We arrange $N$ boys and $M$ girls in a row with importance of order (thus, we have $(N+M)!$ permutations for that arrangement). In how many ways can we get a maximal sequence of $K$ boys OR $K$ girls (or both)?
For example, here we have an arrangement of $N=4$ boys and $M=5$ girls with a maximal sequence of $K=3$ :
$$GGBGGBBBG$$ Of course we could have a sequence of 3 girls AND 3 boys in other row, that counts too.

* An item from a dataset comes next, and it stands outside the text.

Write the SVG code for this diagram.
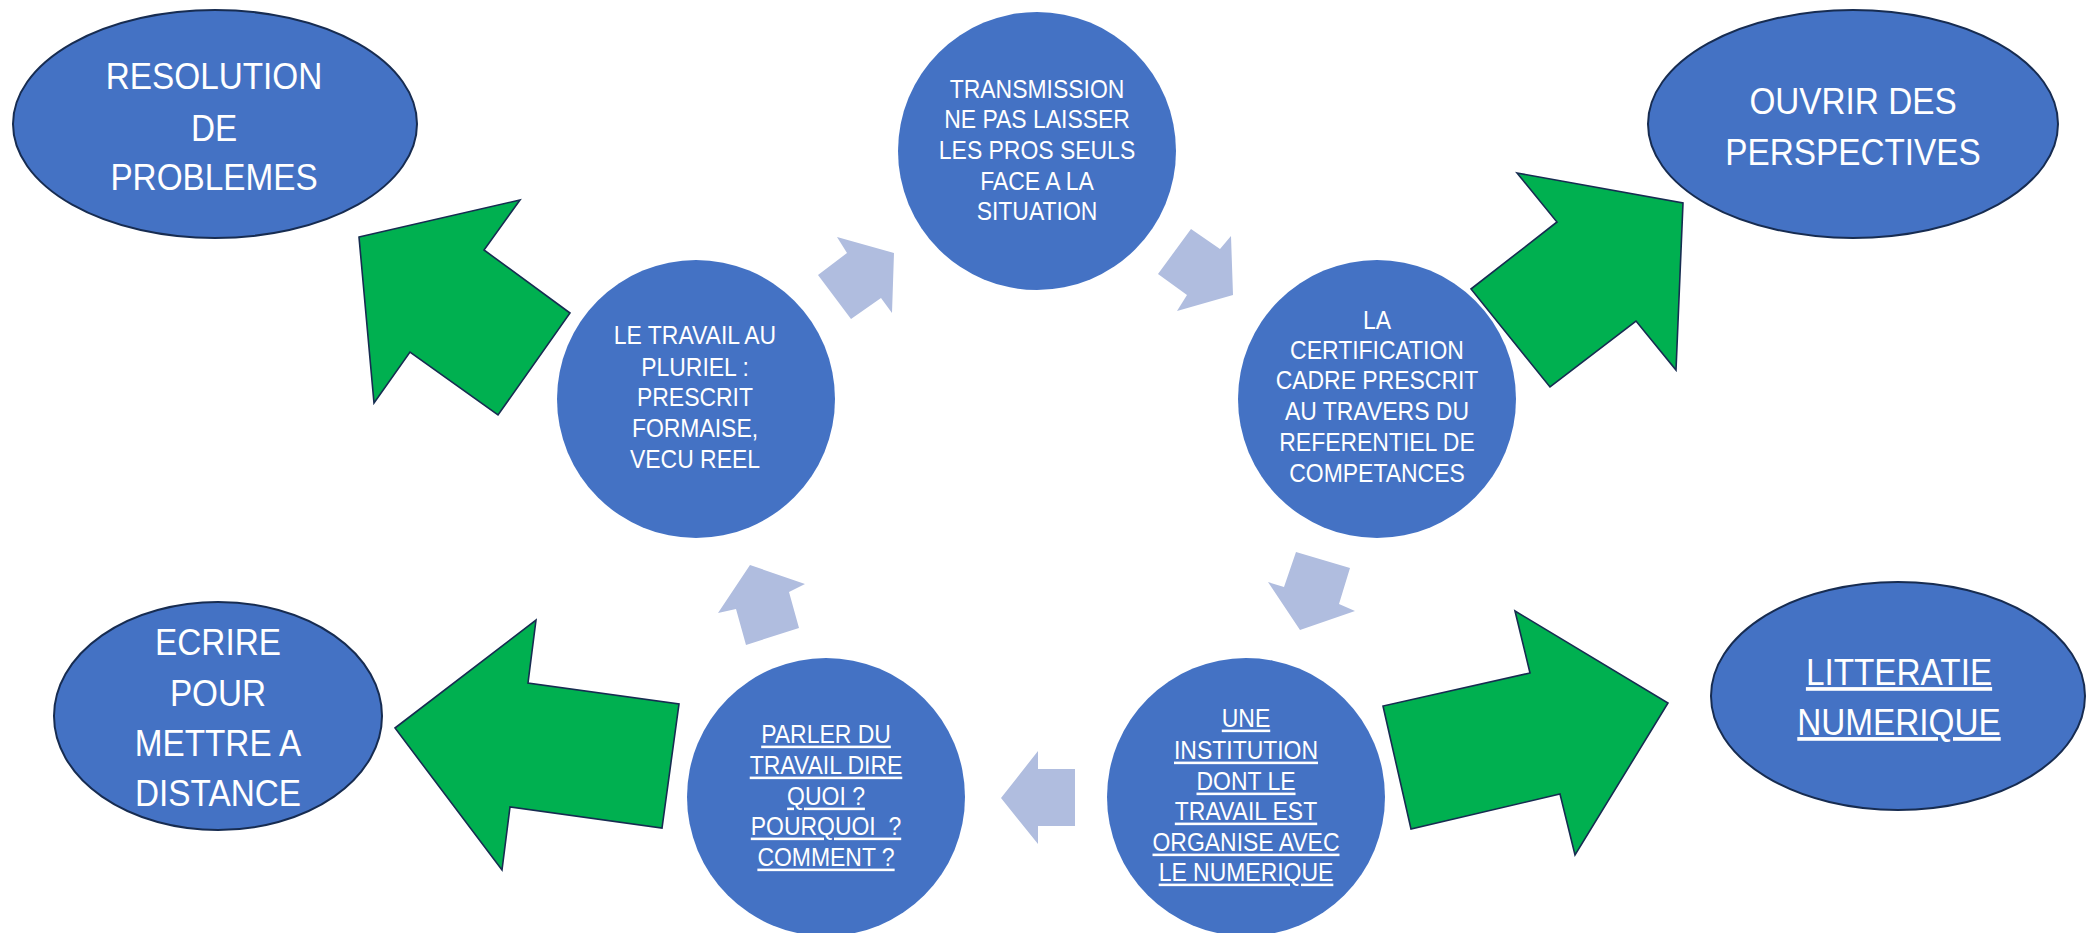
<svg xmlns="http://www.w3.org/2000/svg" width="2089" height="933" viewBox="0 0 2089 933">
<style>
.bg{fill:#FFFFFF}
.outer{fill:#4472C4;stroke:#172C51;stroke-width:2}
.inner{fill:#4472C4}
.green{fill:#00B050;stroke:#172C51;stroke-width:1.6;stroke-linejoin:miter}
.light{fill:#B0BDDF}
.big{font-family:"Liberation Sans",Arial,sans-serif;font-size:37px;fill:#FFFFFF;text-anchor:middle}
.small{font-family:"Liberation Sans",Arial,sans-serif;font-size:25.5px;fill:#FFFFFF;text-anchor:middle}
.u{text-decoration:underline}
</style>
<rect class="bg" x="0" y="0" width="2089" height="933"/>

<g id="node-transmission">
<circle class="inner" cx="1037" cy="151" r="139"/>
<text class="small" transform="translate(1037 0) scale(0.9 1)"><tspan x="0" y="98">TRANSMISSION</tspan><tspan x="0" y="128.5">NE PAS LAISSER</tspan><tspan x="0" y="159">LES PROS SEULS</tspan><tspan x="0" y="190">FACE A LA</tspan><tspan x="0" y="220.5">SITUATION</tspan></text>
</g>

<g id="node-certification">
<circle class="inner" cx="1377" cy="399" r="139"/>
<text class="small" transform="translate(1377 0) scale(0.9 1)"><tspan x="0" y="329.5">LA</tspan><tspan x="0" y="359.5">CERTIFICATION</tspan><tspan x="0" y="389.5">CADRE PRESCRIT</tspan><tspan x="0" y="420.5">AU TRAVERS DU</tspan><tspan x="0" y="451.5">REFERENTIEL DE</tspan><tspan x="0" y="482.5">COMPETANCES</tspan></text>
</g>

<g id="node-institution">
<circle class="inner" cx="1246" cy="797" r="139"/>
<text class="small u" transform="translate(1246 0) scale(0.9 1)"><tspan x="0" y="727.5">UNE</tspan><tspan x="0" y="759.5">INSTITUTION</tspan><tspan x="0" y="790.5">DONT LE</tspan><tspan x="0" y="820.5">TRAVAIL EST</tspan><tspan x="0" y="851.5">ORGANISE AVEC</tspan><tspan x="0" y="881.5">LE NUMERIQUE</tspan></text>
</g>

<g id="node-parler">
<circle class="inner" cx="826" cy="797" r="139"/>
<text class="small u" style="white-space:pre" transform="translate(826 0) scale(0.9 1)"><tspan x="0" y="743.5">PARLER DU</tspan><tspan x="0" y="774.5">TRAVAIL DIRE</tspan><tspan x="0" y="805.5">QUOI ?</tspan><tspan x="0" y="835.5">POURQUOI  ?</tspan><tspan x="0" y="866.5">COMMENT ?</tspan></text>
</g>

<g id="node-pluriel">
<circle class="inner" cx="696" cy="399" r="139"/>
<text class="small" transform="translate(695 0) scale(0.9 1)"><tspan x="0" y="344.5">LE TRAVAIL AU</tspan><tspan x="0" y="375.5">PLURIEL :</tspan><tspan x="0" y="406.5">PRESCRIT</tspan><tspan x="0" y="437.5">FORMAISE,</tspan><tspan x="0" y="468.5">VECU REEL</tspan></text>
</g>

<g id="node-resolution">
<ellipse class="outer" cx="215" cy="124" rx="202" ry="114"/>
<text class="big" transform="translate(214 0) scale(0.9 1)"><tspan x="0" y="89">RESOLUTION</tspan><tspan x="0" y="141">DE</tspan><tspan x="0" y="190">PROBLEMES</tspan></text>
</g>

<g id="node-ouvrir">
<ellipse class="outer" cx="1853" cy="124" rx="205" ry="114"/>
<text class="big" transform="translate(1853 0) scale(0.9 1)"><tspan x="0" y="114">OUVRIR DES</tspan><tspan x="0" y="165">PERSPECTIVES</tspan></text>
</g>

<g id="node-ecrire">
<ellipse class="outer" cx="218" cy="716" rx="164" ry="114"/>
<text class="big" transform="translate(218 0) scale(0.9 1)"><tspan x="0" y="655">ECRIRE</tspan><tspan x="0" y="706">POUR</tspan><tspan x="0" y="756">METTRE A</tspan><tspan x="0" y="806">DISTANCE</tspan></text>
</g>

<g id="node-litteratie">
<ellipse class="outer" cx="1898" cy="696" rx="187" ry="114"/>
<text class="big u" transform="translate(1899 0) scale(0.9 1)"><tspan x="0" y="685">LITTERATIE</tspan><tspan x="0" y="735">NUMERIQUE</tspan></text>
</g>

<g id="connectors">
<polygon class="light" points="837,237 894,253 892,313 881,298 851,319 818,275 847,253"/>
<polygon class="light" points="1191,229 1220,249 1231,236 1233,295 1177,311 1187,295 1158,274"/>
<polygon class="light" points="1296,552 1350,568 1339,604 1355,611 1300,630 1268,582 1284,587"/>
<polygon class="light" points="1001,798 1038,751 1038,769 1075,769 1075,826 1038,826 1038,844"/>
<polygon class="light" points="750,565 805,584 789,592 799,628 746,645 736,609 718,613"/>
<polygon class="green" points="359,237 520,200 484,250 570,313 498,415 410,352 374,403"/>
<polygon class="green" points="1517,173 1683,203 1676,370 1636,321 1550,387 1471,289 1557,222"/>
<polygon class="green" points="395,728 536,620 528,683 679,704 662,828 510,807 502,870"/>
<polygon class="green" points="1515,611 1530,673 1383,706 1411,829 1560,794 1575,855 1668,703"/>
</g>
</svg>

EDIT: People told me that my interpretation for "maximal sequence" wasn't clear enough, so let me be more precise: I am looking for the Probability that there is at least one sequence of $K$ boys OR $K$ girls OR both - AND no sequence bigger than K. $$$$
I tried everything but (apparently) I always get duplications in my counting. I coded a python code which calculates exactly that, just for testing, and none of my trials worked (my answers was always bigger).
I'd really appreciate your help!
My attempt was: $\frac{{N\choose K}(N+M-K+1)!K!+{M\choose K}(N+M-K+1)!K!}{(N+M)!}$
where ${N\choose K}$ for choosing $K$ boys, $(N+M-K+1)!$ for putting everyone in line while relating the $K$ chosen-boys as one, then $K!$ for all of their permutations(the K-chosen-boys). Same thing for the girls. Devide all that with $(N+M)!$.
In this answer it is calculated that the bivariate generating function for the binary words that contain runs (of either symbol) of length at most $k$ is
$$G_k(u,w) = \frac{\frac{1-u^{k+1}}{1-u} \frac{1-w^{k+1}}{1-w}}{1 - u\frac{1-u^{k}}{1-u}w\frac{1-w^{k}}{1-w}}. $$
Notice that now $G_k(u,w)-G_{k-1}(u,w)$ enumerates the words with maximal run equal to $k$ i.e. we subtract the number of words where the maximal run is at most $k-1$.
I include here a SageMath script that does calculation
This gives the answer as the number of binary words. If you want the order among the boys and among the girls to matter as you do, multiply the answer by $m!n!$.